Actinolite is an intermediate member in a solid-solution series between tremolite (Mg-rich) and ferro-actinolite (Fe-rich) amphiboles. As seen from the chemical formula above, Mg and Fe ions can be freely exchanged in the crystal structure.
Actinolite is commonly found in metamorphic rocks, such as contact aureoles surrounding cooled intrusive igneous rocks. It also occurs as a product of metamorphism of magnesium-rich limestones.
The old mineral name uralite is at times applied to an alteration product of primary pyroxene by a mixture composed largely of actinolite. The metamorphosed gabbro or diabase rock bodies, referred to as epidiorite, contain a considerable amount of this uralitic alteration.
Some forms of asbestos are formed from fibrous actinolite, the fibres being so small that they can enter the lungs and damage the alveoli.
Some forms of actinolite are used as gemstones. The first is called nephrite, which is one of the two types of jade (the other being jadeite a variety of pyroxene).

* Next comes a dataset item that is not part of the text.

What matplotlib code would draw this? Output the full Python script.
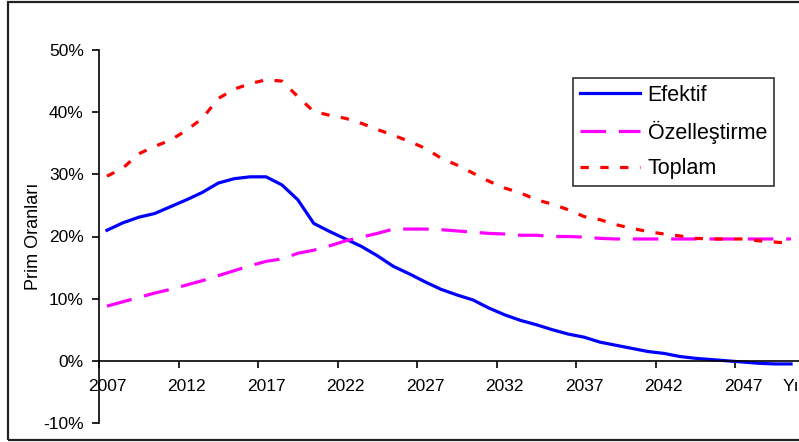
import matplotlib.pyplot as plt
from matplotlib.patches import Rectangle
from matplotlib.ticker import FuncFormatter

plt.rcParams['font.family'] = ['Liberation Sans', 'DejaVu Sans']

years = list(range(2007, 2051))

efektif = [21.0, 22.2, 23.1, 23.7, 24.8, 25.9, 27.1, 28.6, 29.3, 29.6,
           29.6, 28.3, 25.9, 22.1, 20.8, 19.6, 18.4, 16.9, 15.2, 14.0,
           12.7, 11.5, 10.6, 9.8, 8.5, 7.4, 6.5, 5.8, 5.0, 4.3,
           3.8, 3.0, 2.5, 2.0, 1.5, 1.2, 0.7, 0.4, 0.2, 0.0,
           -0.2, -0.4, -0.5, -0.5]

ozellestirme = [8.8, 9.5, 10.2, 10.9, 11.5, 12.2, 12.9, 13.7, 14.5, 15.3,
                16.0, 16.4, 17.3, 17.8, 18.5, 19.3, 19.9, 20.5, 21.2, 21.2,
                21.2, 21.1, 20.9, 20.7, 20.5, 20.4, 20.2, 20.2, 20.0, 20.0,
                19.9, 19.7, 19.6, 19.6, 19.6, 19.6, 19.6, 19.6, 19.6, 19.6,
                19.6, 19.6, 19.6, 19.6]

toplam = [29.7, 31.0, 33.3, 34.5, 35.5, 37.1, 39.0, 42.2, 43.7, 44.6,
          45.2, 45.0, 42.5, 40.1, 39.5, 39.0, 38.2, 37.2, 36.3, 35.3,
          34.2, 32.6, 31.5, 30.2, 28.9, 27.8, 27.0, 25.9, 25.2, 24.3,
          23.2, 22.7, 21.9, 21.3, 20.8, 20.4, 20.1, 19.7, 19.6, 19.6,
          19.6, 19.3, 19.1, 18.9]

label_years = [2007, 2012, 2017, 2022, 2027, 2032, 2037, 2042, 2047]
y_ticks = [-10, 0, 10, 20, 30, 40, 50]

W, H = 799, 442
fig = plt.figure(figsize=(W / 100, H / 100), dpi=100)
ax = fig.add_axes([99 / W, 19 / H, 700 / W, 373 / H])

# outer chart border (right side runs off the image)
fig.add_artist(Rectangle((8 / W, 2 / H), 1.2, (H - 3.5) / H,
                         transform=fig.transFigure, fill=False,
                         edgecolor='#222222', lw=1.6))

ax.plot(years, efektif, color='#0000FF', lw=2.3, label='Efektif')
ax.plot(years, ozellestirme, color='#FF00FF', lw=2.3,
        dashes=(8, 4), label='Özelleştirme')
ax.plot(years, toplam, color='#FF0000', lw=2.3,
        dashes=(2.6, 3.6), label='Toplam')

ax.set_xlim(2006.5, 2050.5)
ax.set_ylim(-10, 50)

for s in ['top', 'right']:
    ax.spines[s].set_visible(False)
ax.spines['bottom'].set_position(('data', 0))
ax.spines['left'].set_linewidth(1.2)
ax.spines['bottom'].set_linewidth(1.2)

ax.set_yticks(y_ticks)
ax.yaxis.set_major_formatter(FuncFormatter(lambda v, p: f'{v:.0f}%'))
ax.tick_params(axis='y', length=5, width=1.2, pad=6, labelsize=12.5)

# year labels sit in the category centres, tick marks on the boundaries
ax.set_xticks(label_years)
ax.set_xticks([y - 0.5 for y in label_years], minor=True)
ax.tick_params(axis='x', which='major', length=0, pad=13, labelsize=12.5)
ax.tick_params(axis='x', which='minor', length=5, width=1.2)

ax.annotate('Yıl', xy=(2049.5, 0), xytext=(0, -13),
            textcoords='offset points', fontsize=12.5, ha='left', va='top',
            annotation_clip=False)

ax.set_ylabel('Prim Oranları', fontsize=13, labelpad=1)

leg = ax.legend(loc='upper left', bbox_to_anchor=(0.677, 0.925),
                borderaxespad=0, fontsize=15.5, frameon=True, fancybox=False,
                edgecolor='black', handlelength=2.8, handletextpad=0.35,
                labelspacing=0.68, borderpad=0.32)
leg.get_frame().set_linewidth(1.2)

fig.savefig('out.png', dpi=100)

Another gem variety of actinolite is the chatoyant form known as cat's-eye actinolite. This stone is translucent to opaque, and green to yellowish green color. This variety has had the misnomer jade cat's-eye. Transparent actinolite is rare and is faceted for gem collectors. Major sources for these forms of actinolite are Taiwan, and Canada. Other sources are Madagascar, Tanzania, and the US.